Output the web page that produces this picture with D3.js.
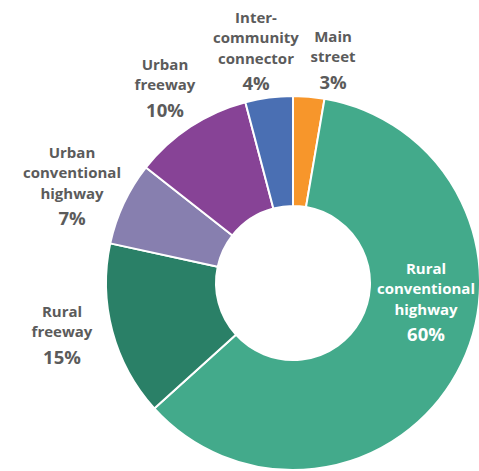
<!DOCTYPE html>
<html>
<head>
<meta charset="utf-8">
<script src="https://cdn.jsdelivr.net/npm/d3@7"></script>
<style>
  html, body { margin: 0; padding: 0; background: #fff; }
  svg { display: block; }
  text { font-family: "Open Sans", "Lato", sans-serif; font-weight: 700; }
</style>
</head>
<body>
<div id="chart"></div>
<script>
// ---- data ----
const categories = ["Main street", "Rural conventional highway", "Rural freeway",
                    "Urban conventional highway", "Urban freeway", "Inter-community connector"];
const values = [2.7, 60.6, 15.1, 7.2, 10.3, 4.1];
const percentLabels = ["3%", "60%", "15%", "7%", "10%", "4%"];
const nameLines = [["Main", "street"], ["Rural", "conventional", "highway"], ["Rural", "freeway"],
                   ["Urban", "conventional", "highway"], ["Urban", "freeway"], ["Inter-", "community", "connector"]];

// ---- style / layout ----
const colors = ["#F7962B", "#43AA8B", "#2A8067", "#877FAF", "#874396", "#4A6FB3"];
const W = 479, H = 471;
const cx = 293, cy = 283, R = 187, r0 = 77;
// label anchors: x center, baseline of first line
const labelLayout = [
  { x: 333, y: 42, color: "#5b5b5b" },
  { x: 426, y: 274, color: "#ffffff" },
  { x: 62, y: 317, color: "#5b5b5b" },
  { x: 72, y: 158, color: "#5b5b5b" },
  { x: 165, y: 70, color: "#5b5b5b" },
  { x: 256, y: 23, color: "#5b5b5b" }
];
const lineH = 20.3, pctGap = 26.5;

const svg = d3.select("#chart").append("svg")
  .attr("width", W).attr("height", H);

const pie = d3.pie().sort(null).value(d => d)(values);
const arc = d3.arc().innerRadius(r0).outerRadius(R);

const g = svg.append("g").attr("transform", `translate(${cx},${cy})`);
g.selectAll("path").data(pie).join("path")
  .attr("d", arc)
  .attr("fill", (d, i) => colors[i])
  .attr("stroke", "#fff")
  .attr("stroke-width", 2)
  .attr("stroke-linejoin", "round");

const labels = svg.selectAll("g.lab").data(categories).join("g").attr("class", "lab");
labels.each(function(c, i) {
  const L = labelLayout[i];
  const t = d3.select(this).append("text")
    .attr("text-anchor", "middle")
    .attr("fill", L.color);
  nameLines[i].forEach((ln, j) => {
    t.append("tspan").attr("x", L.x).attr("y", L.y + j * lineH)
      .attr("font-size", 15).text(ln);
  });
  t.append("tspan").attr("x", L.x)
    .attr("y", L.y + (nameLines[i].length - 1) * lineH + pctGap)
    .attr("font-size", 18.5).text(percentLabels[i]);
});
</script>
</body>
</html>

..........

→ Problem description: Your task is to return the lines above, from the first one up to and including the line containing "const lineH = 20.3, pctGap = 26.5;", minus any pictures.

→ Solved problem:
Output the web page that produces this picture with D3.js.
<!DOCTYPE html>
<html>
<head>
<meta charset="utf-8">
<script src="https://cdn.jsdelivr.net/npm/d3@7"></script>
<style>
  html, body { margin: 0; padding: 0; background: #fff; }
  svg { display: block; }
  text { font-family: "Open Sans", "Lato", sans-serif; font-weight: 700; }
</style>
</head>
<body>
<div id="chart"></div>
<script>
// ---- data ----
const categories = ["Main street", "Rural conventional highway", "Rural freeway",
                    "Urban conventional highway", "Urban freeway", "Inter-community connector"];
const values = [2.7, 60.6, 15.1, 7.2, 10.3, 4.1];
const percentLabels = ["3%", "60%", "15%", "7%", "10%", "4%"];
const nameLines = [["Main", "street"], ["Rural", "conventional", "highway"], ["Rural", "freeway"],
                   ["Urban", "conventional", "highway"], ["Urban", "freeway"], ["Inter-", "community", "connector"]];

// ---- style / layout ----
const colors = ["#F7962B", "#43AA8B", "#2A8067", "#877FAF", "#874396", "#4A6FB3"];
const W = 479, H = 471;
const cx = 293, cy = 283, R = 187, r0 = 77;
// label anchors: x center, baseline of first line
const labelLayout = [
  { x: 333, y: 42, color: "#5b5b5b" },
  { x: 426, y: 274, color: "#ffffff" },
  { x: 62, y: 317, color: "#5b5b5b" },
  { x: 72, y: 158, color: "#5b5b5b" },
  { x: 165, y: 70, color: "#5b5b5b" },
  { x: 256, y: 23, color: "#5b5b5b" }
];
const lineH = 20.3, pctGap = 26.5;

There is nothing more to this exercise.